A Man Asleep Alongside a Dog and a Horse by http://www.wikidata.org/.well-known/genid/baa3b522e5ac60a708ee966d6951f29b
A Man Asleep Alongside a Dog and a Horse, by an unknown artist, circa 1450. This is a drawing that was never meant to last.
Look closely at the horse. The dense, rapid hatching on its barrel builds volume in seconds, while the hindquarters are left nearly bare, the artist was looking hardest at the head, where the bridle signals a domesticated animal waiting patiently. The man’s face is tipped down, unguarded, a rare unidealized view of ordinary rest in a period that usually reserved its attention for saints and patrons.
The toned paper carries the drawing’s entire provenance in plain sight: a collector’s stamp at the lower left marks which bound volume it slept in for centuries. This was a working sheet, folded into a portfolio, not framed. Its survival past five hundred years is almost accidental, an object that outlived empires because someone kept it in a drawer.

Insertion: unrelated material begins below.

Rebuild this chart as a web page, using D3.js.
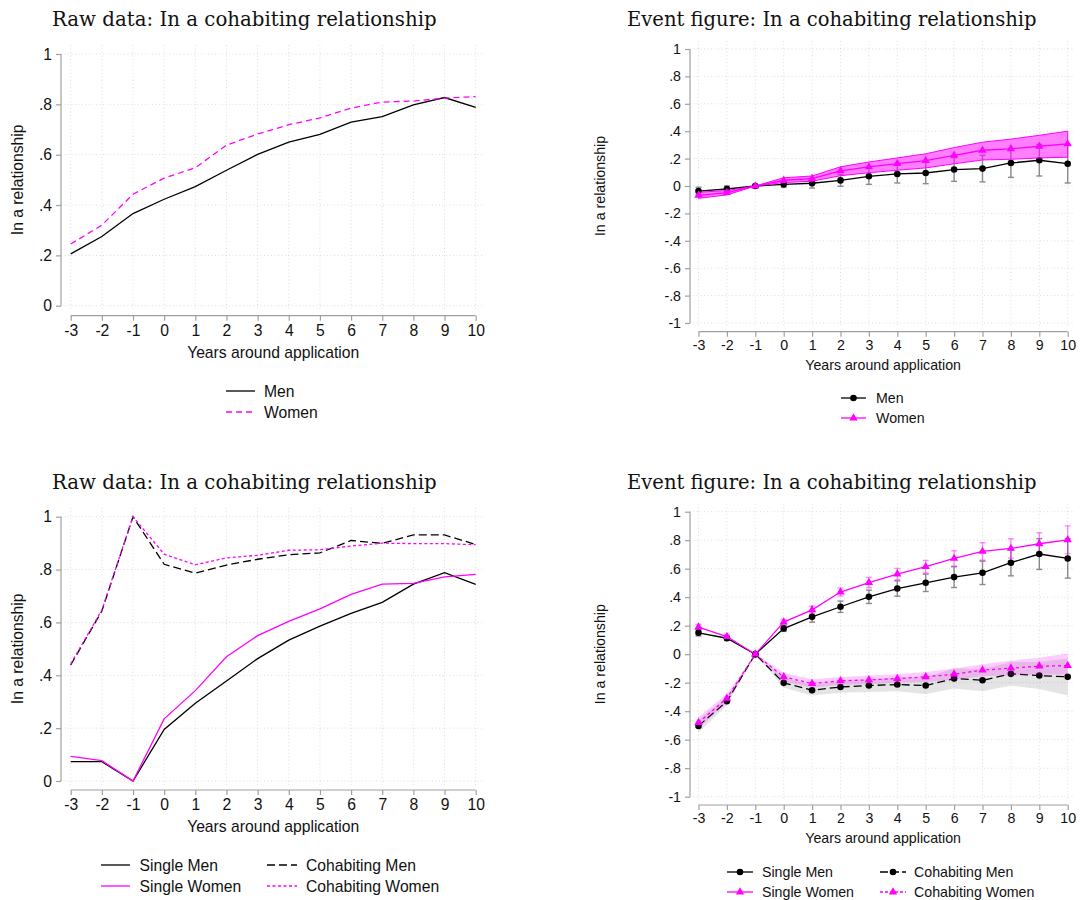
<!DOCTYPE html>
<html><head><meta charset="utf-8">
<script src="https://cdn.jsdelivr.net/npm/d3@7"></script>
<style>body{margin:0;background:#fff}svg{display:block}</style>
</head><body>
<svg id="c" width="1081" height="900"></svg>
<script>
// ---------- DATA ----------
const years = [-3,-2,-1,0,1,2,3,4,5,6,7,8,9,10];
const xTickLabels = ["-3","-2","-1","0","1","2","3","4","5","6","7","8","9","10"];
const rawYTicks = [0,0.2,0.4,0.6,0.8,1];
const rawYLabels = ["0",".2",".4",".6",".8","1"];
const evtYTicks = [-1,-0.8,-0.6,-0.4,-0.2,0,0.2,0.4,0.6,0.8,1];
const evtYLabels = ["-1","-.8","-.6","-.4","-.2","0",".2",".4",".6",".8","1"];
const titleRaw = "Raw data: In a cohabiting relationship";
const titleEvt = "Event figure: In a cohabiting relationship";
const yTitle = "In a relationship";
const xTitle = "Years around application";

// Panel 1: raw, all
const rawMen   = [0.206,0.275,0.366,0.423,0.473,0.538,0.601,0.650,0.681,0.729,0.751,0.798,0.827,0.788];
const rawWomen = [0.245,0.320,0.443,0.507,0.548,0.638,0.682,0.719,0.746,0.785,0.809,0.813,0.825,0.831];

// Panel 2: event, all
const evMen     = [-0.037,-0.022,0,0.012,0.020,0.041,0.071,0.088,0.095,0.120,0.127,0.168,0.188,0.163];
const evMenLo   = [-0.065,-0.045,0,-0.010,-0.015,-0.002,0.012,0.022,0.017,0.034,0.030,0.063,0.073,0.022];
const evMenHi   = [-0.009,0.001,0,0.034,0.055,0.084,0.130,0.154,0.173,0.206,0.224,0.273,0.303,0.304];
const evWomen   = [-0.068,-0.049,0,0.042,0.054,0.110,0.139,0.163,0.185,0.224,0.261,0.271,0.290,0.307];
const evWomenLo = [-0.090,-0.065,0,0.025,0.035,0.075,0.097,0.115,0.132,0.162,0.190,0.195,0.205,0.210];
const evWomenHi = [-0.046,-0.033,0,0.060,0.073,0.140,0.175,0.205,0.235,0.280,0.320,0.342,0.370,0.400];

// Panel 3: raw, by initial status
const rawSingleMen   = [0.073,0.073,0,0.195,0.294,0.378,0.463,0.533,0.586,0.634,0.676,0.745,0.788,0.744];
const rawSingleWomen = [0.093,0.077,0,0.235,0.342,0.470,0.550,0.604,0.651,0.706,0.745,0.748,0.772,0.782];
const rawCohabMen    = [0.439,0.643,1.0,0.820,0.786,0.817,0.839,0.856,0.863,0.910,0.899,0.931,0.931,0.895];
const rawCohabWomen  = [0.443,0.647,1.0,0.858,0.818,0.844,0.854,0.873,0.875,0.889,0.900,0.898,0.898,0.894];

// Panel 4: event, by initial status
const evSingleMen     = [0.150,0.112,0,0.180,0.262,0.333,0.403,0.461,0.501,0.541,0.571,0.642,0.703,0.672];
const evSingleMenLo   = [0.128,0.097,0,0.160,0.225,0.293,0.356,0.407,0.440,0.468,0.489,0.550,0.595,0.534];
const evSingleMenHi   = [0.172,0.127,0,0.200,0.299,0.373,0.450,0.515,0.562,0.614,0.653,0.734,0.811,0.810];
const evSingleWomen   = [0.190,0.124,0,0.225,0.311,0.436,0.503,0.562,0.614,0.672,0.721,0.742,0.775,0.803];
const evSingleWomenLo = [0.170,0.109,0,0.206,0.285,0.408,0.467,0.522,0.570,0.618,0.660,0.674,0.698,0.706];
const evSingleWomenHi = [0.210,0.139,0,0.244,0.337,0.464,0.539,0.602,0.658,0.726,0.782,0.810,0.852,0.900];
const evCohabMen      = [-0.503,-0.330,0,-0.201,-0.253,-0.230,-0.220,-0.213,-0.220,-0.171,-0.183,-0.138,-0.150,-0.159];
const evCohabMenLo    = [-0.550,-0.360,0,-0.235,-0.290,-0.270,-0.265,-0.260,-0.280,-0.240,-0.260,-0.220,-0.245,-0.290];
const evCohabMenHi    = [-0.460,-0.300,0,-0.165,-0.215,-0.190,-0.175,-0.165,-0.160,-0.100,-0.105,-0.055,-0.055,-0.030];
const evCohabWomen    = [-0.480,-0.309,0,-0.159,-0.206,-0.187,-0.180,-0.171,-0.159,-0.140,-0.112,-0.098,-0.084,-0.080];
const evCohabWomenLo  = [-0.520,-0.340,0,-0.190,-0.235,-0.215,-0.210,-0.200,-0.195,-0.180,-0.155,-0.150,-0.140,-0.145];
const evCohabWomenHi  = [-0.440,-0.280,0,-0.130,-0.175,-0.160,-0.150,-0.140,-0.125,-0.100,-0.070,-0.045,-0.025,0.005];

// ---------- DRAW ----------
const svg = d3.select("#c");
const MAG = "#ff00ff", BLK = "#000000", AX = "#a0a0a0", GRID = "#dcdcdc";
const SANS = "'Liberation Sans', Arial, sans-serif";
const SERIF = "'DejaVu Serif', 'Liberation Serif', serif";

function fitText(sel, width){
  const w = sel.node().getComputedTextLength();
  const fs = parseFloat(sel.attr("font-size"));
  sel.attr("font-size", fs*width/w);
}

function panel(c){
  const g = svg.append("g");
  const x = d3.scaleLinear().domain([-3,10]).range(c.xr);
  const y = d3.scaleLinear().domain(c.yd).range(c.yr);
  const top = y(c.yd[1]) - c.padTop, bot = y(c.yd[0]) + 4, right = x(10) + 7;
  // grid
  g.append("g").selectAll("line").data(c.yTicks).join("line")
    .attr("x1", c.ax).attr("x2", right).attr("y1", d=>y(d)).attr("y2", d=>y(d))
    .attr("stroke", GRID).attr("stroke-width",1).attr("stroke-dasharray","1,2.5");
  g.append("g").selectAll("line").data(years).join("line")
    .attr("x1", d=>x(d)).attr("x2", d=>x(d)).attr("y1", top).attr("y2", bot)
    .attr("stroke", GRID).attr("stroke-width",1).attr("stroke-dasharray","1,2.5");
  // axes
  const ya = d3.axisLeft(y).tickValues(c.yTicks).tickSize(5).tickPadding(4)
     .tickFormat((d,i)=>c.yLabels[i]);
  const yg = g.append("g").attr("transform",`translate(${c.ax},0)`).call(ya);
  const xa = d3.axisBottom(x).tickValues(years).tickSize(5).tickPadding(c.xPad)
     .tickFormat((d,i)=>xTickLabels[i]);
  const xg = g.append("g").attr("transform",`translate(0,${c.ay})`).call(xa);
  [yg,xg].forEach(a=>{
    a.select(".domain").attr("stroke",AX).attr("stroke-width",1.2)
      .attr("d", a===yg ? `M0,${y(c.yd[0])}V${y(c.yd[1])}` : `M${x(-3)},0H${x(10)}`);
    a.selectAll(".tick line").attr("stroke",AX).attr("stroke-width",1.2);
    a.selectAll(".tick text").attr("font-family",SANS).attr("font-size",c.fs).attr("fill","#111");
  });
  // titles
  const t = g.append("text").attr("x",c.tx).attr("y",c.ty).attr("font-family",SERIF)
    .attr("font-size",20).attr("fill","#111").text(c.title);
  fitText(t, c.tw);
  g.append("text").attr("transform",`translate(${c.ytx},${(y(c.yd[0])+y(c.yd[1]))/2}) rotate(-90)`)
    .attr("text-anchor","middle").attr("font-family",SANS).attr("font-size",c.fs).attr("fill","#111").text(yTitle);
  g.append("text").attr("x",(x(-3)+x(10))/2).attr("y",c.xty).attr("text-anchor","middle")
    .attr("font-family",SANS).attr("font-size",c.fs).attr("fill","#111").text(xTitle);
  return {g,x,y};
}

function line(p, vals, color, dash, w){
  p.g.append("path").datum(vals)
    .attr("d", d3.line().x((d,i)=>p.x(years[i])).y(d=>p.y(d)))
    .attr("fill","none").attr("stroke",color).attr("stroke-width",w||1.3)
    .attr("stroke-dasharray",dash||null);
}
function band(p, lo, hi, fill, edge){
  p.g.append("path").datum(years.map((yr,i)=>[yr,lo[i],hi[i]]))
    .attr("d", d3.area().x(d=>p.x(d[0])).y0(d=>p.y(d[1])).y1(d=>p.y(d[2])))
    .attr("fill",fill).attr("stroke",edge||"none").attr("stroke-width",1);
}
function ebars(p, lo, hi, color){
  const gg = p.g.append("g").attr("stroke",color).attr("stroke-width",1.4);
  years.forEach((yr,i)=>{
    if(lo[i]===hi[i]) return;
    const xx = p.x(yr);
    gg.append("line").attr("x1",xx).attr("x2",xx).attr("y1",p.y(lo[i])).attr("y2",p.y(hi[i]));
    gg.append("line").attr("x1",xx-3).attr("x2",xx+3).attr("y1",p.y(lo[i])).attr("y2",p.y(lo[i]));
    gg.append("line").attr("x1",xx-3).attr("x2",xx+3).attr("y1",p.y(hi[i])).attr("y2",p.y(hi[i]));
  });
}
const circ = d3.symbol().type(d3.symbolCircle).size(34);
const tri = d3.symbol().type(d3.symbolTriangle).size(30);
function markers(p, vals, sym, color){
  p.g.append("g").selectAll("path").data(vals).join("path")
    .attr("transform",(d,i)=>`translate(${p.x(years[i])},${p.y(d)})`)
    .attr("d", sym).attr("fill",color);
}
function legendItem(g, x1, x2, yy, color, dash, sym, label, tx, fs){
  g.append("line").attr("x1",x1).attr("x2",x2).attr("y1",yy).attr("y2",yy)
    .attr("stroke",color).attr("stroke-width",1.3).attr("stroke-dasharray",dash||null);
  if(sym) g.append("path").attr("transform",`translate(${(x1+x2)/2},${yy})`).attr("d",sym).attr("fill",color);
  g.append("text").attr("x",tx).attr("y",yy+fs*0.36).attr("font-family",SANS).attr("font-size",fs)
    .attr("fill","#111").text(label);
}

// Panel 1
const p1 = panel({xr:[70.7,475.7], yd:[0,1], yr:[305.7,54], ax:61, ay:315.7, padTop:9, xPad:4,
  yTicks:rawYTicks, yLabels:rawYLabels, fs:15.7, title:titleRaw, tx:52, ty:26, tw:385, ytx:23, xty:358});
line(p1, rawMen, BLK);
line(p1, rawWomen, MAG, "6,4");
legendItem(p1.g, 226, 255, 391, BLK, null, null, "Men", 264, 15.7);
legendItem(p1.g, 226, 255, 412, MAG, "6,4", null, "Women", 264, 15.7);

// Panel 2
const p2 = panel({xr:[698.5,1067.7], yd:[-1,1], yr:[323,49], ax:690, ay:331.7, padTop:8, xPad:3,
  yTicks:evtYTicks, yLabels:evtYLabels, fs:14.2, title:titleEvt, tx:627, ty:26, tw:410, ytx:604.5, xty:369.5});
ebars(p2, evMenLo, evMenHi, "#8a8a8a");
line(p2, evMen, BLK);
markers(p2, evMen, circ, BLK);
band(p2, evWomenLo, evWomenHi, "rgba(255,0,255,0.5)", MAG);
line(p2, evWomen, MAG);
markers(p2, evWomen, tri, MAG);
legendItem(p2.g, 841, 866, 398, BLK, null, circ, "Men", 876, 14.2);
legendItem(p2.g, 841, 866, 418, MAG, null, tri, "Women", 876, 14.2);

// Panel 3
const p3 = panel({xr:[70.7,475.7], yd:[0,1], yr:[781,516.7], ax:61, ay:790, padTop:9, xPad:4,
  yTicks:rawYTicks, yLabels:rawYLabels, fs:15.7, title:titleRaw, tx:52, ty:489, tw:385, ytx:23, xty:832});
line(p3, rawCohabMen, BLK, "8,4");
line(p3, rawCohabWomen, MAG, "3,2.5");
line(p3, rawSingleMen, BLK);
line(p3, rawSingleWomen, MAG);
legendItem(p3.g, 101, 130, 865, BLK, null, null, "Single Men", 139.5, 15.7);
legendItem(p3.g, 101, 130, 886, MAG, null, null, "Single Women", 139.5, 15.7);
legendItem(p3.g, 267, 297, 865, BLK, "8,4", null, "Cohabiting Men", 306, 15.7);
legendItem(p3.g, 267, 297, 886, MAG, "3,2.5", null, "Cohabiting Women", 306, 15.7);

// Panel 4
const p4 = panel({xr:[698.5,1067.7], yd:[-1,1], yr:[796.7,511.7], ax:690, ay:805, padTop:8, xPad:3,
  yTicks:evtYTicks, yLabels:evtYLabels, fs:14.2, title:titleEvt, tx:627, ty:489, tw:410, ytx:604.5, xty:843});
ebars(p4, evSingleMenLo, evSingleMenHi, "#8a8a8a");
ebars(p4, evSingleWomenLo, evSingleWomenHi, "rgba(255,0,255,0.45)");
band(p4, evCohabMenLo, evCohabMenHi, "rgba(120,120,120,0.2)");
line(p4, evCohabMen, BLK, "8,4");
markers(p4, evCohabMen, circ, BLK);
band(p4, evCohabWomenLo, evCohabWomenHi, "rgba(255,0,255,0.2)");
line(p4, evCohabWomen, MAG, "3,3");
markers(p4, evCohabWomen, tri, MAG);
line(p4, evSingleMen, BLK);
markers(p4, evSingleMen, circ, BLK);
line(p4, evSingleWomen, MAG);
markers(p4, evSingleWomen, tri, MAG);
legendItem(p4.g, 727, 753, 872, BLK, null, circ, "Single Men", 762, 14.2);
legendItem(p4.g, 727, 753, 892, MAG, null, tri, "Single Women", 762, 14.2);
legendItem(p4.g, 880, 906, 872, BLK, "8,3", circ, "Cohabiting Men", 914, 14.2);
legendItem(p4.g, 880, 906, 892, MAG, "3,2", tri, "Cohabiting Women", 914, 14.2);
</script>
</body></html>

What do you think the artist was practicing here?
Details
Transcript
It looks like a quick sketch an artist would toss away. The paper itself tells a longer story. The horse has a bridle but no rider. The man is dead asleep, not posed. This is a study done from real life, around 1450. A collector's stamp in the corner traces its path from one portfolio to the next. It survived five centuries without ever being mounted for a wall. Just an artist watching a man, his horse, and his dog share a quiet moment.